--- START OF TASK INPUTS ---

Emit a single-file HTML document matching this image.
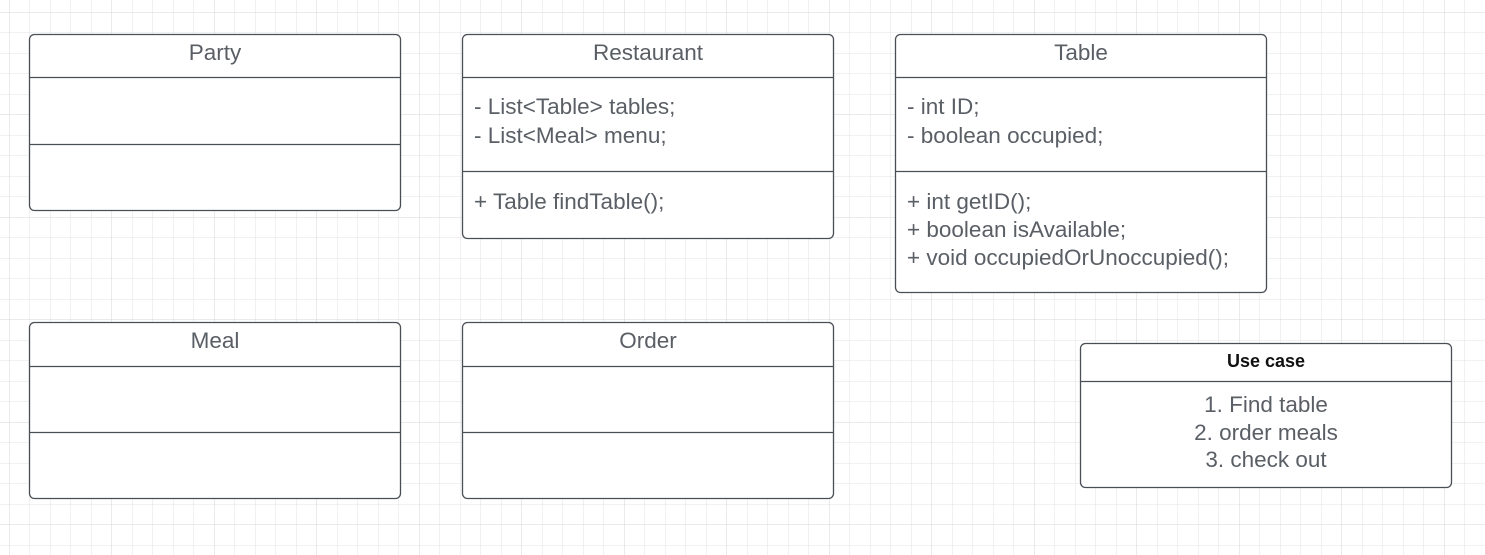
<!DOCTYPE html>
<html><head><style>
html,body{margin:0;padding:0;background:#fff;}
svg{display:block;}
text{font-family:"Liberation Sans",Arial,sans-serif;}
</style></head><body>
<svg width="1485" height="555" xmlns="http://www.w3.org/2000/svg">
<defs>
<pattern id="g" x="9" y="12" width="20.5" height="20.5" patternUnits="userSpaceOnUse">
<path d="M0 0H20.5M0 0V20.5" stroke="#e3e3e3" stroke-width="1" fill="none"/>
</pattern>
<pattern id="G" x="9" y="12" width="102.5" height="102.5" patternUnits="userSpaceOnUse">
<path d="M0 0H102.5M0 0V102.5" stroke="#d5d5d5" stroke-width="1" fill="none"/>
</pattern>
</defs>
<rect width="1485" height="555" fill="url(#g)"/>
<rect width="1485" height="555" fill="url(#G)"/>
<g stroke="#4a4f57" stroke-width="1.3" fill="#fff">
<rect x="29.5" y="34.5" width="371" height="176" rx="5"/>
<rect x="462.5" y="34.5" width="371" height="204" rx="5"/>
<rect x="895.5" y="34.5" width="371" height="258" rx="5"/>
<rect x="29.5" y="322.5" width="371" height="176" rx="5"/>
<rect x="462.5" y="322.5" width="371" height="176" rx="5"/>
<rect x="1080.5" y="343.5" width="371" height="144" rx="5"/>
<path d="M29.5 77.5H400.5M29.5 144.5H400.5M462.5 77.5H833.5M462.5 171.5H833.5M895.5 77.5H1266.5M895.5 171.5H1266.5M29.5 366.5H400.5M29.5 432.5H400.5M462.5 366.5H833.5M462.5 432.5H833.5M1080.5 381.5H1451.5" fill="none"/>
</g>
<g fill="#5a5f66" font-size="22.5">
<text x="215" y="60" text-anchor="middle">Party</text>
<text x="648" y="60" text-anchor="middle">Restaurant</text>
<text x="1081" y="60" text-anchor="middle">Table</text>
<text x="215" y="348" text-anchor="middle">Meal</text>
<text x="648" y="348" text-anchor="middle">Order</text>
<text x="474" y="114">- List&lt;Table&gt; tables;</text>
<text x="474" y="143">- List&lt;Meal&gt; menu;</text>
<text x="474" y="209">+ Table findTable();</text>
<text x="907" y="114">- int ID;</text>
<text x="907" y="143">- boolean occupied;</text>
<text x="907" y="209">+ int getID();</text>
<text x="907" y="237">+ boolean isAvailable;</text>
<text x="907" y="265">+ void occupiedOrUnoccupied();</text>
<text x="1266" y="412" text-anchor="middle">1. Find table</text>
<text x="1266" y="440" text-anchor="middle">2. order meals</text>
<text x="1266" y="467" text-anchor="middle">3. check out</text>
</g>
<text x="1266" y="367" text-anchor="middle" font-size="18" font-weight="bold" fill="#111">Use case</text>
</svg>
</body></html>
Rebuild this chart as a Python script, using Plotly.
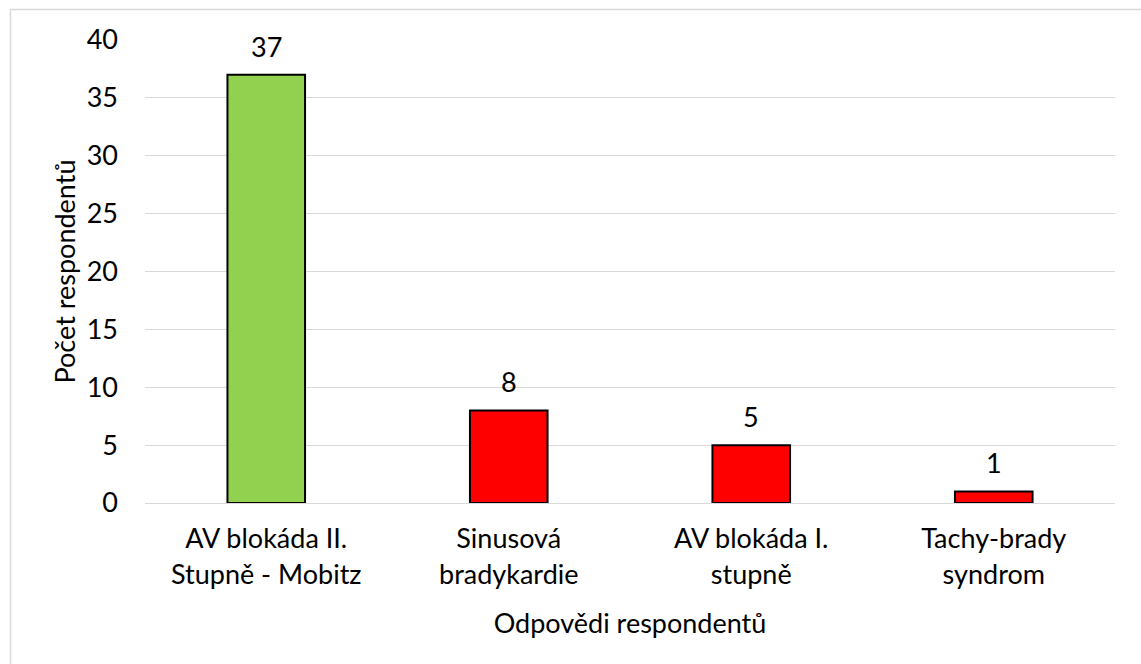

--- END OF TASK INPUTS ---

- DO THIS -
Reproduce the records above exactly, leaving out every picture they contain.

- OUTPUT FOR THIS TASK -
Emit a single-file HTML document matching this image.
<!DOCTYPE html>
<html><head><style>
html,body{margin:0;padding:0;background:#fff;}
svg{display:block;}
text{font-family:"Liberation Sans",Arial,sans-serif;}
</style></head><body>
<svg width="1485" height="555" xmlns="http://www.w3.org/2000/svg">
<defs>
<pattern id="g" x="9" y="12" width="20.5" height="20.5" patternUnits="userSpaceOnUse">
<path d="M0 0H20.5M0 0V20.5" stroke="#e3e3e3" stroke-width="1" fill="none"/>
</pattern>
<pattern id="G" x="9" y="12" width="102.5" height="102.5" patternUnits="userSpaceOnUse">
<path d="M0 0H102.5M0 0V102.5" stroke="#d5d5d5" stroke-width="1" fill="none"/>
</pattern>
</defs>
<rect width="1485" height="555" fill="url(#g)"/>
<rect width="1485" height="555" fill="url(#G)"/>
<g stroke="#4a4f57" stroke-width="1.3" fill="#fff">
<rect x="29.5" y="34.5" width="371" height="176" rx="5"/>
<rect x="462.5" y="34.5" width="371" height="204" rx="5"/>
<rect x="895.5" y="34.5" width="371" height="258" rx="5"/>
<rect x="29.5" y="322.5" width="371" height="176" rx="5"/>
<rect x="462.5" y="322.5" width="371" height="176" rx="5"/>
<rect x="1080.5" y="343.5" width="371" height="144" rx="5"/>
<path d="M29.5 77.5H400.5M29.5 144.5H400.5M462.5 77.5H833.5M462.5 171.5H833.5M895.5 77.5H1266.5M895.5 171.5H1266.5M29.5 366.5H400.5M29.5 432.5H400.5M462.5 366.5H833.5M462.5 432.5H833.5M1080.5 381.5H1451.5" fill="none"/>
</g>
<g fill="#5a5f66" font-size="22.5">
<text x="215" y="60" text-anchor="middle">Party</text>
<text x="648" y="60" text-anchor="middle">Restaurant</text>
<text x="1081" y="60" text-anchor="middle">Table</text>
<text x="215" y="348" text-anchor="middle">Meal</text>
<text x="648" y="348" text-anchor="middle">Order</text>
<text x="474" y="114">- List&lt;Table&gt; tables;</text>
<text x="474" y="143">- List&lt;Meal&gt; menu;</text>
<text x="474" y="209">+ Table findTable();</text>
<text x="907" y="114">- int ID;</text>
<text x="907" y="143">- boolean occupied;</text>
<text x="907" y="209">+ int getID();</text>
<text x="907" y="237">+ boolean isAvailable;</text>
<text x="907" y="265">+ void occupiedOrUnoccupied();</text>
<text x="1266" y="412" text-anchor="middle">1. Find table</text>
<text x="1266" y="440" text-anchor="middle">2. order meals</text>
<text x="1266" y="467" text-anchor="middle">3. check out</text>
</g>
<text x="1266" y="367" text-anchor="middle" font-size="18" font-weight="bold" fill="#111">Use case</text>
</svg>
</body></html>
Rebuild this chart as a Python script, using Plotly.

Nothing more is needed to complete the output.